Machine Learning - Decision Theory

Given some data $D = (x_1, \dots, x_n), x_i \in \mathbb{R}^d$ we want to be able to decide for each observation $x_i$ to which of the possible $\omega_i \in \Omega$ classes it belongs.

Think, as an example, at the problem of email classification. We want to separate the spam emails from the “ham” emails. In this case $x_i$ is the text of the $i^{th}$ email and $\Omega = \{spam, ham\}$ .

We call true state of nature the class to which $x_i$ is more probable to belong.

So, in case we have two classes ( $\Omega = \{\omega_1, \omega_2\}$ ), decide that:

if $P(\omega_1 \mid x_i) > P(\omega_2 \mid x_i) \Rightarrow$ true state of nature $= \omega_1$
if $P(\omega_1 \mid x_i) < P(\omega_2 \mid x_i) \Rightarrow$ true state of nature $= \omega_2$

Therefore, whenever we observe a particular $x_i$ , the probability of error is:

$P(error \mid x_i) = p(\omega_1 \mid x_i)$ if we classify $x_i$ as $\omega_2$
$P(error \mid x_i) = p(\omega_2 \mid x_i)$ if we classify $x_i$ as $\omega_1$

In order to minimize the error we should classify $x_i$ as belonging to the true state of nature (the class with the greater probability).

$P(error \mid x_i) = min [P(\omega_1 \mid x_i), P(\omega_2 \mid x_i)]$

Loss function

A more general way to do classification is to use a loss function. This approach allows to take actions upon each observation and not only to decide the true state of nature.
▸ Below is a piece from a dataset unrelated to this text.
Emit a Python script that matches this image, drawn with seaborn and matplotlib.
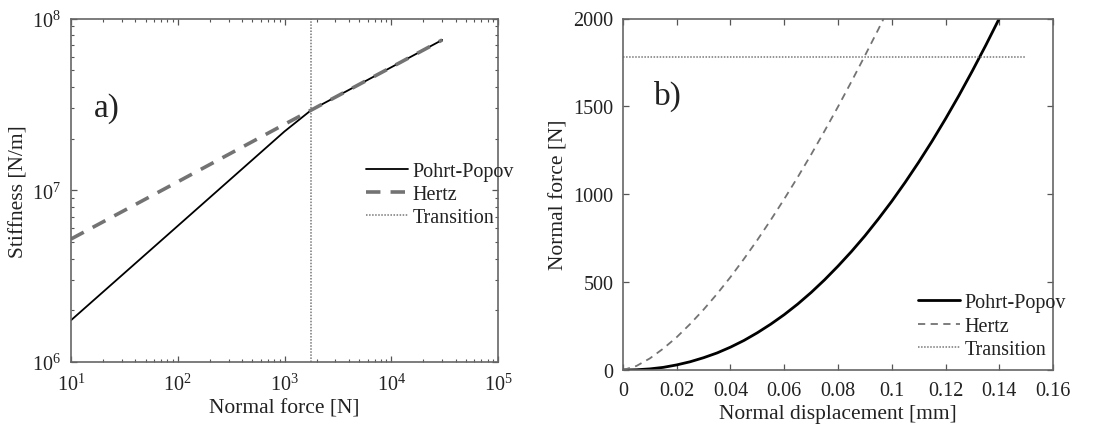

So we can refuse to make a decision (the action of not deciding a class).

Definition

Let $\Omega = \{\omega_1, \dots,\omega_c\}$ be the set of $c$ states of nature (or categories). Let $A = \{\alpha_1, \dots, \alpha_a\}$ be the set of $a$ possible actions.

The loss incurred for taking the action $\alpha_i$ when the state of nature is $\omega_j$ is:

$L(\alpha_i \mid \omega_j)$

Resuming the previous example, we can specify a loss function associated to a matrix that specify for each possible couple of $\alpha_i$ and $\omega_j$ the relative loss value:

${}_{\alpha}\backslash^{\omega}$ spam ham

spam 0 100

ham 1 0

The loss of choosing spam when the state is ham is $L(spam \mid ham) = 100$ (classifing a “good” email as spam is a very wrong action)

Classifing a spam as ham is a wrong action, but not so much. $L(ham \mid spam) = 1$

Classifing correctly an email has zero loss. $L(ham \mid ham) = L(spam \mid spam) = 0$ .

${}_{\alpha}\backslash^{\omega}$	spam	ham
spam	0	100
ham	1	0

Risk or Expected Loss

To decide the best action to make we want to minimize the expected loss carried out by our choice or, to put in other words, we want to choose the less risky action.

Definition

The risk of choosing the action $\alpha_i$ on the observation $x$ is:

$R(\alpha_i \mid x) = \displaystyle\sum_{j=1}^{c} L(\alpha_i \mid \omega_j) P(\omega_j \mid x)$

We want to find the value $\alpha_{min}$ that minimizes the risk:

$\alpha_{min} = \underset{\alpha_i \in A}{argmin} \: \displaystyle\sum_{j=1}^{c} L(\alpha_i \mid \omega_j) P(\omega_j \mid x)$

In the email classification problem we calculate now the expected losses in the case we decide for spam and in the other case:

$\alpha = spam$ , $R(spam \mid x) = (L(spam \mid spam) + L(spam \mid ham)) P(spam \mid x) = 100 P(spam \mid x)$

$\alpha = ham$ , $R(ham \mid x) = (L(ham \mid spam) + L(ham \mid ham)) P(ham \mid x) = 1 P(ham \mid x)$

We can say nothing about which one is the less risky, because we don’t know the value of $P(\omega \mid x)$ , and we don’t know $\omega$ (the true value).

To estimate the value of $P(\omega \mid x)$ we can use several approaches as the MLE or the MAP.